R> # library(future.apply)  ## Already loaded
R> # plan(multisession)     ## Already set above
R> 
R> tic()
R> future_ex = future_lapply(1:12, slow_square) %>% bind_rows()
R> toc(log = TRUE)

## 5.367 sec elapsed

Look at at that: A significant speedup! Even more impressively, consider how little the syntax changed. I basically just had to tell R that I wanted to implement the iteration in parallel (i.e. plan(multisession)) and slightly amend my lapply() call (i.e. future_lapply()).

For those of you who prefer the purrr::map() family of functions for iteration and are feeling left out; don’t worry. The furrr package has you covered. Once again, the syntax for these parallel functions will be very little changed from their serial versions. We simply have to tell R that we want to run things in parallel with plan(multisession) and then slightly amend our map call to future_map_dfr().

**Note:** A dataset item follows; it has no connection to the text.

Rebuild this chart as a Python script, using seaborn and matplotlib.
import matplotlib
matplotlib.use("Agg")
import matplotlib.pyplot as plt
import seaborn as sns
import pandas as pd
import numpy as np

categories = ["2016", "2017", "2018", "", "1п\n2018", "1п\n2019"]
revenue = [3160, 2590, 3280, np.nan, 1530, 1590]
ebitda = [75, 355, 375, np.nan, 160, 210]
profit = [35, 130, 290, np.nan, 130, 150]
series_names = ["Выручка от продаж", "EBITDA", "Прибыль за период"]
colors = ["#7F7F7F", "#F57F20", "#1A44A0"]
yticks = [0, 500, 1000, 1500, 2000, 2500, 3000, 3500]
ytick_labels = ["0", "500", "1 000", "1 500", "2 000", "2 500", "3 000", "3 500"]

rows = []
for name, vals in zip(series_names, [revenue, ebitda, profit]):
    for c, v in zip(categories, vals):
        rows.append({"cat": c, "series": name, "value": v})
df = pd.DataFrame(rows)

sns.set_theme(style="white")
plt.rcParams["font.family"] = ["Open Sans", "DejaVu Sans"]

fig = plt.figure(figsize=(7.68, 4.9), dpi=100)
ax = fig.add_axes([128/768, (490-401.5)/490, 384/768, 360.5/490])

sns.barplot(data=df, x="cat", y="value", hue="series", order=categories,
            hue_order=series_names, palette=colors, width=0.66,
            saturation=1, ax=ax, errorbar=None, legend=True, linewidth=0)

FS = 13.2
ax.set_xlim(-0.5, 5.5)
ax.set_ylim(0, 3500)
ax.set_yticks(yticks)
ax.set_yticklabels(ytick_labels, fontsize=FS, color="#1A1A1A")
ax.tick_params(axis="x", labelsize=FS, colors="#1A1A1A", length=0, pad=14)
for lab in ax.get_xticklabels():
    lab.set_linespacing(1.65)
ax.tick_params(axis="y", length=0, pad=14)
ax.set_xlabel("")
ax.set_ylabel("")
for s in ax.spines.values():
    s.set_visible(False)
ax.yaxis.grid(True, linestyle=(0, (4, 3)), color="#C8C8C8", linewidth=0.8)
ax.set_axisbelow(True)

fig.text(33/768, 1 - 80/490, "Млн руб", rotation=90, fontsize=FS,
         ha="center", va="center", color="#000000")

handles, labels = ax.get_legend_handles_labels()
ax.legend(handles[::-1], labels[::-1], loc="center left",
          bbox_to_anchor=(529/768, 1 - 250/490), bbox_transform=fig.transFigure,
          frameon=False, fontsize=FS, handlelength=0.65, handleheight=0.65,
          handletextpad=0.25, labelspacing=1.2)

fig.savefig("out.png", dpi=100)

R> # library(furrr)      ## Already loaded
R> # plan(multisession)  ## Already set above
R> 
R> tic()
R> furrr_ex = future_map_dfr(1:12, slow_square)
R> toc()

## 2.596 sec elapsed

How easy was that? We hardly had to change our original code and didn’t have to pay a cent for all that extra performance. Congratulate yourself on already being such an expert at parallel programming.

The future ecosystem

All of the parallel programming that we’ve been doing so far is built on top of Henrik Bengtsson’s amazing future package. A “future” is basically a very flexible way of evaluating code and output. Among other things, this allows you to switch effortlessly between evaluating code in serial or asynchronously (i.e. in parallel). You simply have to set your resolution plan — “sequential”, “multisession”, “cluster”, etc. — and let future handle the implementation for you.

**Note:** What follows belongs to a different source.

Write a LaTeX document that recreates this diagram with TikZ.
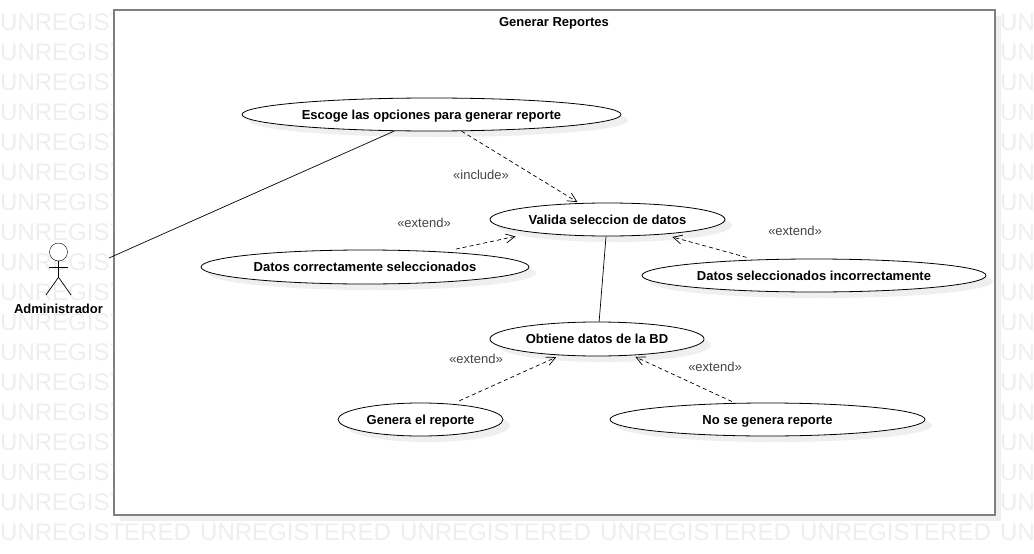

Here’s Henrik describing the core idea in more technical terms:

In programming, a future is an abstraction for a value that may be available at some point in the future. The state of a future can either be unresolved or resolved… Exactly how and when futures are resolved depends on what strategy is used to evaluate them. For instance, a future can be resolved using a sequential strategy, which means it is resolved in the current R session. Other strategies may be to resolve futures asynchronously, for instance, by evaluating expressions in parallel on the current machine or concurrently on a compute cluster.

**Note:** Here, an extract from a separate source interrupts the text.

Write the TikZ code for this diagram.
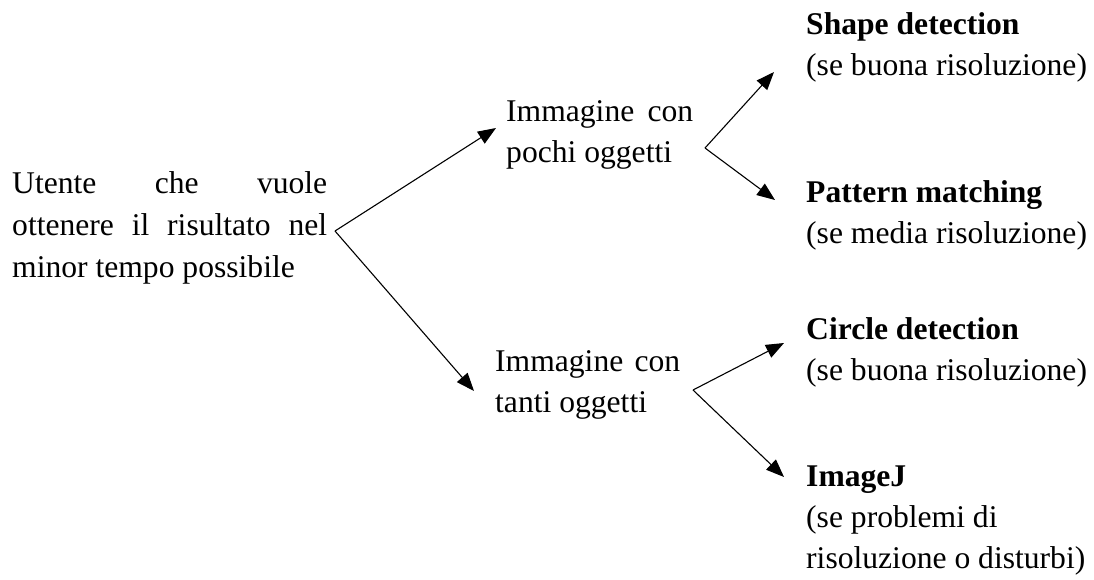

As I’ve tried to emphasise, future is relatively new on the scene. It is certainly not the first or only way to implement parallel processes in R. However, I think that it provides a simple and unified framework that makes it the preeminent choice. What’s more, the same commands that we use here will carry over very neatly to more complicated settings involving high-performance computing clusters. We’ll experience this first hand when we get to the big data section of the course.

You’ve probably also noted that keep referring to the “future ecosystem”. This is because future provides the framework for other packages to implement parallel versions of their functions. The two that I am focusing on today are

1. the future.apply package, also by Henrik, and
2. the furrr package, an implementation for purrr by Davis Vaughan.

In both cases, we start by setting the plan for resolving the future evaluation (here: plan(multisession)). We then call our functions — which involve minor modifications of their serial equivalents — and let future magic take care of everything else.

Parallel programming topics

Motivating examples out of the way, let’s take a look underneath the hood. I want to emphasise that this section is more “good to know” than “need to know”. Even if you take nothing else away from rest of this lecture, you are already well placed to begin implementing parallel functions at a much larger scale.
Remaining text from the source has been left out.